The Hammer is a bullish reversal pattern that typically forms at the bottom of a downtrend. It signifies that although the price went lower during the session, buyers managed to push the price back up, suggesting that the downtrend might be coming to an end and an upward reversal is possible.

Structure of the Tweezer Bottom Pattern:
1. Body

• The body of the hammer is small, typically located at the top of the candlestick.

• It can be either red (bearish) or green (bullish), but the color doesn’t matter as much as the long lower wick.

2. Lower Shadow

• The lower shadow (tail) is at least twice the length of the body, indicating that sellers tried to push the price lower but were overpowered by buyers.

3. No Upper Shadow (Ideal Hammer)

• In an ideal hammer, there is no upper shadow, or it is very small.
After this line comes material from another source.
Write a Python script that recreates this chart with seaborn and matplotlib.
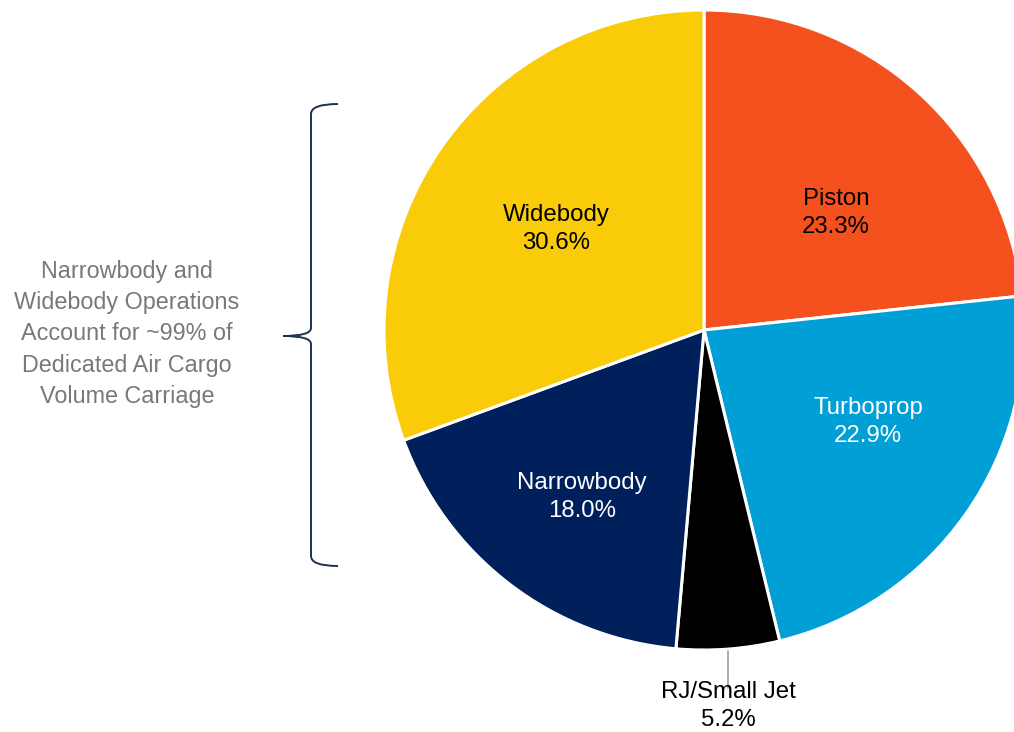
import matplotlib
matplotlib.use("Agg")
import matplotlib.pyplot as plt
import seaborn as sns
from matplotlib.path import Path
from matplotlib.patches import PathPatch

# data
categorii = ["Piston", "Turboprop", "RJ/Small Jet", "Narrowbody", "Widebody"]
procente = [23.3, 22.9, 5.2, 18.0, 30.6]
culori = ["#F4511E", "#00A0D6", "#000000", "#00205B", "#F9CB08"]
culori_text = ["black", "white", "black", "white", "black"]
nota = "Narrowbody and\nWidebody Operations\nAccount for ~99% of\nDedicated Air Cargo\nVolume Carriage"

sns.set_style("white")
plt.rcParams["font.family"] = ["Liberation Sans", "DejaVu Sans"]

W, H = 1014, 732
fig = plt.figure(figsize=(W / 100, H / 100), dpi=100)
ax = fig.add_axes([0, 0, 1, 1])

cx, cy, r = 704, H - 330, 320
wedges, _ = ax.pie(procente, colors=culori, startangle=90, counterclock=False,
                   center=(cx, cy), radius=r,
                   wedgeprops={"edgecolor": "white", "linewidth": 2.2})

# pozitii etichete (pixeli, y de sus)
pozitii = [(836, 213), (868, 422), (728, 706), (582, 497), (556, 229)]
for i in range(len(categorii)):
    px, py = pozitii[i]
    ax.text(px, H - py, categorii[i] + "\n" + f"{procente[i]:.1f}%",
            ha="center", va="center", fontsize=17.3, color=culori_text[i],
            linespacing=1.3)

# linie RJ
ax.plot([728, 728], [H - 651, H - 688], color="#A0A0A0", lw=1.2)

# acolada
x0, x1, xt = 338, 311, 283
y_sus, y_mij, y_jos = 104, 336, 566
pts = [(x0, y_sus), (x1, y_sus), (x1, y_sus + 10),
       (x1, y_mij - 8),
       (x1, y_mij), (xt, y_mij),
       (x1, y_mij), (x1, y_mij + 8),
       (x1, y_jos - 10),
       (x1, y_jos), (x0, y_jos)]
pts = [(x, H - y) for x, y in pts]
coduri = [Path.MOVETO, Path.CURVE3, Path.CURVE3,
          Path.LINETO,
          Path.CURVE3, Path.CURVE3,
          Path.CURVE3, Path.CURVE3,
          Path.LINETO,
          Path.CURVE3, Path.CURVE3]
ax.add_patch(PathPatch(Path(pts, coduri), facecolor="none",
                       edgecolor="#1B3350", lw=1.4))

ax.text(127, H - 334, nota, ha="center", va="center", fontsize=16.8,
        color="#76787A", linespacing=1.46)

ax.set_xlim(0, W)
ax.set_ylim(0, H)
ax.set_aspect("auto")
ax.axis("off")

plt.savefig("out.png", dpi=100)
• This shows that the price was pushed back up after hitting the low, and buyers are in control by the close.

Key Characteristics:

✅ Small body at the top of the candlestick.

✅ Long lower shadow, at least twice the length of the body.

✅ No or very small upper shadow (in the ideal hammer).

✅ Occurs at the bottom of a downtrend, signaling a potential reversal.

Psychology Behind the Pattern:

• The long lower shadow suggests that sellers initially controlled the market, but as the price dropped, buyers stepped in and drove the price back up, suggesting a potential reversal to the upside.

• A Hammer shows market rejection of lower prices and indicates that the sentiment might be shifting from bearish to bullish.

Trading Strategy:

📌 Entry: After the hammer has formed and the next candle confirms the reversal, typically when it closes above the high of the hammer.

📌 Stop-loss: Below the low of the hammer.

📌 Target: Next resistance level or based on a risk-reward ratio (e.g., 1:2).

Since Hammer is a strong reversal signal, it’s more reliable when combined with volume confirmation and occurs at a key support level.